▸ **Records provided**:
--------------------

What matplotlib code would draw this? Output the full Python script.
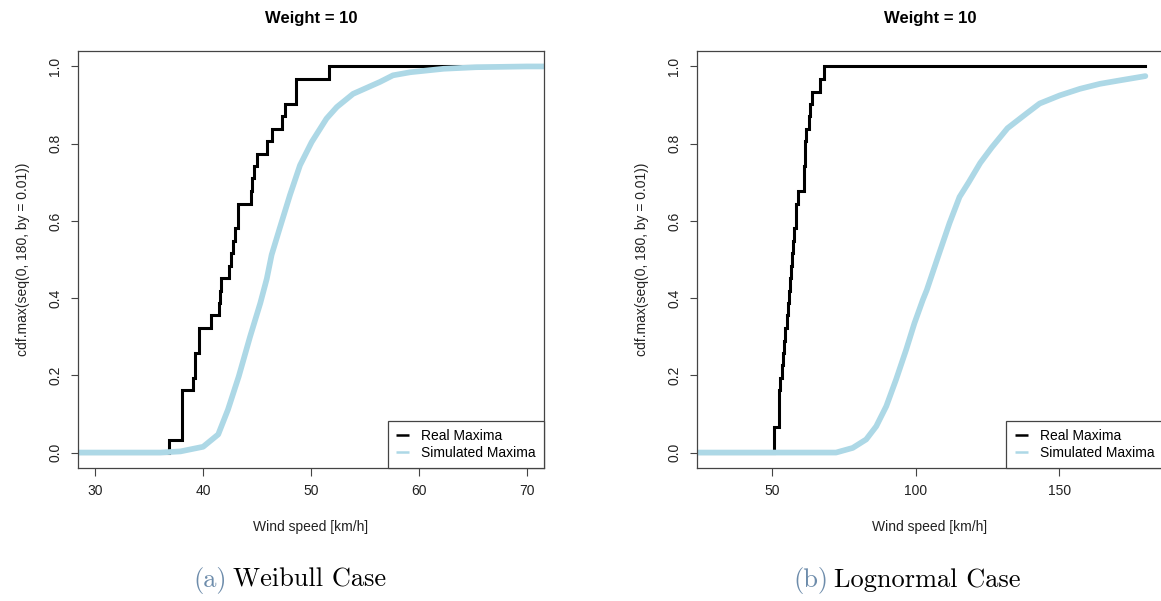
import matplotlib
matplotlib.use("Agg")
import matplotlib.pyplot as plt

plt.rcParams["font.family"] = ["Liberation Sans", "DejaVu Sans"]

# ---- data -------------------------------------------------------------
# Empirical CDF of the observed maxima: jump locations and level after jump
weibull_real_x = [0, 36.8, 38.0, 39.05, 39.2, 39.65, 40.7, 41.45, 41.55, 41.65,
                  42.4, 42.6, 42.8, 42.95, 43.2, 44.4, 44.55, 44.7, 45.0, 45.95,
                  46.4, 47.35, 47.55, 48.6, 51.7, 180]
weibull_real_cdf = [0, 0.032, 0.161, 0.194, 0.258, 0.323, 0.355, 0.387, 0.419, 0.452,
                    0.484, 0.516, 0.548, 0.581, 0.645, 0.677, 0.710, 0.742, 0.774, 0.806,
                    0.839, 0.871, 0.903, 0.968, 1.0, 1.0]

# CDF of the simulated maxima
weibull_sim_x = [0, 36.0, 37.9, 40.0, 41.4, 42.3, 43.3, 44.35, 45.3, 45.9,
                 46.35, 47.1, 48.05, 48.98, 50.06, 51.44, 52.4, 53.9, 56.4,
                 57.6, 59.2, 62.3, 65.3, 70.0, 180]
weibull_sim_cdf = [0, 0, 0.003, 0.015, 0.047, 0.111, 0.197, 0.30, 0.387, 0.45,
                   0.512, 0.581, 0.667, 0.744, 0.804, 0.865, 0.895, 0.929, 0.96,
                   0.977, 0.985, 0.994, 0.998, 1.0, 1.0]

lognormal_real_x = [0, 50.8, 52.3, 52.45, 52.55, 52.8, 53.5, 53.9, 54.3, 54.6,
                    55.2, 55.5, 56.0, 56.4, 56.7, 57.1, 57.3, 57.5, 58.2, 58.5,
                    58.9, 61.0, 61.2, 61.4, 61.6, 61.85, 62.8, 63.4, 64.0, 66.7,
                    68.2, 180]
lognormal_real_cdf = [0, 0.065, 0.097, 0.129, 0.161, 0.194, 0.226, 0.258, 0.290, 0.323,
                      0.355, 0.387, 0.419, 0.452, 0.484, 0.516, 0.548, 0.581, 0.613, 0.645,
                      0.677, 0.710, 0.742, 0.774, 0.806, 0.839, 0.871, 0.903, 0.935, 0.968,
                      1.0, 1.0]

lognormal_sim_x = [0, 72.3, 78.1, 82.8, 86.3, 89.8, 93.2, 96.7, 99.6, 102.5,
                   103.9, 107.8, 111.8, 115.3, 118.5, 122.5, 126.5, 132.0, 138.6,
                   143.2, 150.2, 157.2, 164.2, 171.2, 180]
lognormal_sim_cdf = [0, 0, 0.012, 0.034, 0.068, 0.12, 0.189, 0.266, 0.335, 0.395,
                     0.421, 0.507, 0.594, 0.662, 0.70, 0.75, 0.79, 0.84, 0.878,
                     0.904, 0.925, 0.942, 0.955, 0.964, 0.975]

panel_xlims = [(30, 70), (30, 180)]
panel_xticks = [[30, 40, 50, 60, 70], [50, 100, 150]]
panel_titles = ["Weight = 10", "Weight = 10"]
caption_tags = ["(a)", "(b)"]
caption_texts = ["Weibull Case", "Lognormal Case"]
legend_labels = ["Real Maxima", "Simulated Maxima"]
y_ticks = [0.0, 0.2, 0.4, 0.6, 0.8, 1.0]

# ---- figure -----------------------------------------------------------
W, H = 1161, 601
fig = plt.figure(figsize=(W / 100, H / 100), dpi=100)

frame_col = "#444444"
real_col = "black"
sim_col = "#ADD8E6"

axes_px = [(78, 51, 544, 468), (697.3, 51, 1162.6, 468)]
series = [(weibull_real_x, weibull_real_cdf, weibull_sim_x, weibull_sim_cdf),
          (lognormal_real_x, lognormal_real_cdf, lognormal_sim_x, lognormal_sim_cdf)]

for i, (l, t, r, b) in enumerate(axes_px):
    ax = fig.add_axes([l / W, (H - b) / H, (r - l) / W, (b - t) / H])
    rx, ry, sx, sy = series[i]
    ax.step(rx, ry, where="post", color=real_col, lw=2.2,
            solid_joinstyle="miter", label=legend_labels[0])
    ax.plot(sx, sy, color=sim_col, lw=4.1, solid_capstyle="round",
            solid_joinstyle="round", label=legend_labels[1])

    lo, hi = panel_xlims[i]
    pad = 0.04 * (hi - lo)
    ax.set_xlim(lo - pad, hi + pad)
    ax.set_ylim(-0.04, 1.04)
    ax.set_xticks(panel_xticks[i])
    ax.set_yticks(y_ticks)
    ax.set_yticklabels([f"{v:.1f}" for v in y_ticks], rotation=90, va="center")

    for s in ax.spines.values():
        s.set_color(frame_col)
        s.set_linewidth(0.9)
    ax.tick_params(direction="out", length=5.4, width=0.8, color=frame_col,
                   labelsize=10, labelcolor="#222222")
    ax.tick_params(axis="x", pad=6)
    ax.tick_params(axis="y", pad=6)

    ax.set_xlabel("Wind speed [km/h]", fontsize=10, color="#222222")
    ax.xaxis.set_label_coords(0.5, -59 / 417)
    ax.xaxis.label.set_va("center")
    ax.set_ylabel("cdf.max(seq(0, 180, by = 0.01))", fontsize=10, color="#222222")
    ax.yaxis.set_label_coords(-55 / 466, 0.5)
    ax.yaxis.label.set_va("center")

    ax.set_title(panel_titles[i], fontsize=12, fontweight="bold",
                 y=1 + 33 / 417, pad=0)
    ax.title.set_va("center")

    leg = ax.legend(loc="lower right", borderaxespad=0, fancybox=False,
                    framealpha=1, edgecolor=frame_col, fontsize=10,
                    handlelength=0.95, handletextpad=0.85, labelspacing=0.2,
                    borderpad=0.6)
    leg.get_frame().set_linewidth(0.9)
    for line in leg.get_lines():
        line.set_linewidth(1.8)
        line.set_solid_capstyle("butt")

# ---- captions -----------------------------------------------------------
caption_x = [193, 793]
fig.canvas.draw()
renderer = fig.canvas.get_renderer()
for i in range(2):
    tag = fig.text(caption_x[i] / W, 1 - 580 / H, caption_tags[i], fontsize=19,
                   family="cmr10", color="#6d8cab", ha="left", va="center")
    bb = tag.get_window_extent(renderer)
    fig.text((bb.x1 + 6) / W, 1 - 580 / H, caption_texts[i], fontsize=19,
             family="cmr10", color="black", ha="left", va="center")

fig.savefig("out.png", dpi=100)
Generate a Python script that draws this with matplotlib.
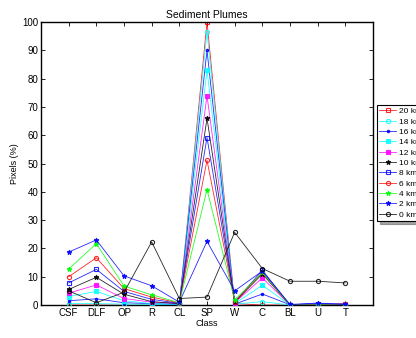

--------------------

▸ **Your instructions**:
Retype each line of the listing above word for word. Exclude the pictures.

▸ **Task solution**:
What matplotlib code would draw this? Output the full Python script.
import matplotlib
matplotlib.use("Agg")
import matplotlib.pyplot as plt

plt.rcParams["font.family"] = ["Liberation Sans", "DejaVu Sans"]

# ---- data -------------------------------------------------------------
# Empirical CDF of the observed maxima: jump locations and level after jump
weibull_real_x = [0, 36.8, 38.0, 39.05, 39.2, 39.65, 40.7, 41.45, 41.55, 41.65,
                  42.4, 42.6, 42.8, 42.95, 43.2, 44.4, 44.55, 44.7, 45.0, 45.95,
                  46.4, 47.35, 47.55, 48.6, 51.7, 180]
weibull_real_cdf = [0, 0.032, 0.161, 0.194, 0.258, 0.323, 0.355, 0.387, 0.419, 0.452,
                    0.484, 0.516, 0.548, 0.581, 0.645, 0.677, 0.710, 0.742, 0.774, 0.806,
                    0.839, 0.871, 0.903, 0.968, 1.0, 1.0]

# CDF of the simulated maxima
weibull_sim_x = [0, 36.0, 37.9, 40.0, 41.4, 42.3, 43.3, 44.35, 45.3, 45.9,
                 46.35, 47.1, 48.05, 48.98, 50.06, 51.44, 52.4, 53.9, 56.4,
                 57.6, 59.2, 62.3, 65.3, 70.0, 180]
weibull_sim_cdf = [0, 0, 0.003, 0.015, 0.047, 0.111, 0.197, 0.30, 0.387, 0.45,
                   0.512, 0.581, 0.667, 0.744, 0.804, 0.865, 0.895, 0.929, 0.96,
                   0.977, 0.985, 0.994, 0.998, 1.0, 1.0]

lognormal_real_x = [0, 50.8, 52.3, 52.45, 52.55, 52.8, 53.5, 53.9, 54.3, 54.6,
                    55.2, 55.5, 56.0, 56.4, 56.7, 57.1, 57.3, 57.5, 58.2, 58.5,
                    58.9, 61.0, 61.2, 61.4, 61.6, 61.85, 62.8, 63.4, 64.0, 66.7,
                    68.2, 180]
lognormal_real_cdf = [0, 0.065, 0.097, 0.129, 0.161, 0.194, 0.226, 0.258, 0.290, 0.323,
                      0.355, 0.387, 0.419, 0.452, 0.484, 0.516, 0.548, 0.581, 0.613, 0.645,
                      0.677, 0.710, 0.742, 0.774, 0.806, 0.839, 0.871, 0.903, 0.935, 0.968,
                      1.0, 1.0]

lognormal_sim_x = [0, 72.3, 78.1, 82.8, 86.3, 89.8, 93.2, 96.7, 99.6, 102.5,
                   103.9, 107.8, 111.8, 115.3, 118.5, 122.5, 126.5, 132.0, 138.6,
                   143.2, 150.2, 157.2, 164.2, 171.2, 180]
lognormal_sim_cdf = [0, 0, 0.012, 0.034, 0.068, 0.12, 0.189, 0.266, 0.335, 0.395,
                     0.421, 0.507, 0.594, 0.662, 0.70, 0.75, 0.79, 0.84, 0.878,
                     0.904, 0.925, 0.942, 0.955, 0.964, 0.975]

panel_xlims = [(30, 70), (30, 180)]
panel_xticks = [[30, 40, 50, 60, 70], [50, 100, 150]]
panel_titles = ["Weight = 10", "Weight = 10"]
caption_tags = ["(a)", "(b)"]
caption_texts = ["Weibull Case", "Lognormal Case"]
legend_labels = ["Real Maxima", "Simulated Maxima"]
y_ticks = [0.0, 0.2, 0.4, 0.6, 0.8, 1.0]

# ---- figure -----------------------------------------------------------
W, H = 1161, 601
fig = plt.figure(figsize=(W / 100, H / 100), dpi=100)

frame_col = "#444444"
real_col = "black"
sim_col = "#ADD8E6"

axes_px = [(78, 51, 544, 468), (697.3, 51, 1162.6, 468)]
series = [(weibull_real_x, weibull_real_cdf, weibull_sim_x, weibull_sim_cdf),
          (lognormal_real_x, lognormal_real_cdf, lognormal_sim_x, lognormal_sim_cdf)]

for i, (l, t, r, b) in enumerate(axes_px):
    ax = fig.add_axes([l / W, (H - b) / H, (r - l) / W, (b - t) / H])
    rx, ry, sx, sy = series[i]
    ax.step(rx, ry, where="post", color=real_col, lw=2.2,
            solid_joinstyle="miter", label=legend_labels[0])
    ax.plot(sx, sy, color=sim_col, lw=4.1, solid_capstyle="round",
            solid_joinstyle="round", label=legend_labels[1])

    lo, hi = panel_xlims[i]
    pad = 0.04 * (hi - lo)
    ax.set_xlim(lo - pad, hi + pad)
    ax.set_ylim(-0.04, 1.04)
    ax.set_xticks(panel_xticks[i])
    ax.set_yticks(y_ticks)
    ax.set_yticklabels([f"{v:.1f}" for v in y_ticks], rotation=90, va="center")

    for s in ax.spines.values():
        s.set_color(frame_col)
        s.set_linewidth(0.9)
    ax.tick_params(direction="out", length=5.4, width=0.8, color=frame_col,
                   labelsize=10, labelcolor="#222222")
    ax.tick_params(axis="x", pad=6)
    ax.tick_params(axis="y", pad=6)

    ax.set_xlabel("Wind speed [km/h]", fontsize=10, color="#222222")
    ax.xaxis.set_label_coords(0.5, -59 / 417)
    ax.xaxis.label.set_va("center")
    ax.set_ylabel("cdf.max(seq(0, 180, by = 0.01))", fontsize=10, color="#222222")
    ax.yaxis.set_label_coords(-55 / 466, 0.5)
    ax.yaxis.label.set_va("center")

    ax.set_title(panel_titles[i], fontsize=12, fontweight="bold",
                 y=1 + 33 / 417, pad=0)
    ax.title.set_va("center")

    leg = ax.legend(loc="lower right", borderaxespad=0, fancybox=False,
                    framealpha=1, edgecolor=frame_col, fontsize=10,
                    handlelength=0.95, handletextpad=0.85, labelspacing=0.2,
                    borderpad=0.6)
    leg.get_frame().set_linewidth(0.9)
    for line in leg.get_lines():
        line.set_linewidth(1.8)
        line.set_solid_capstyle("butt")

# ---- captions -----------------------------------------------------------
caption_x = [193, 793]
fig.canvas.draw()
renderer = fig.canvas.get_renderer()
for i in range(2):
    tag = fig.text(caption_x[i] / W, 1 - 580 / H, caption_tags[i], fontsize=19,
                   family="cmr10", color="#6d8cab", ha="left", va="center")
    bb = tag.get_window_extent(renderer)
    fig.text((bb.x1 + 6) / W, 1 - 580 / H, caption_texts[i], fontsize=19,
             family="cmr10", color="black", ha="left", va="center")

fig.savefig("out.png", dpi=100)
Generate a Python script that draws this with matplotlib.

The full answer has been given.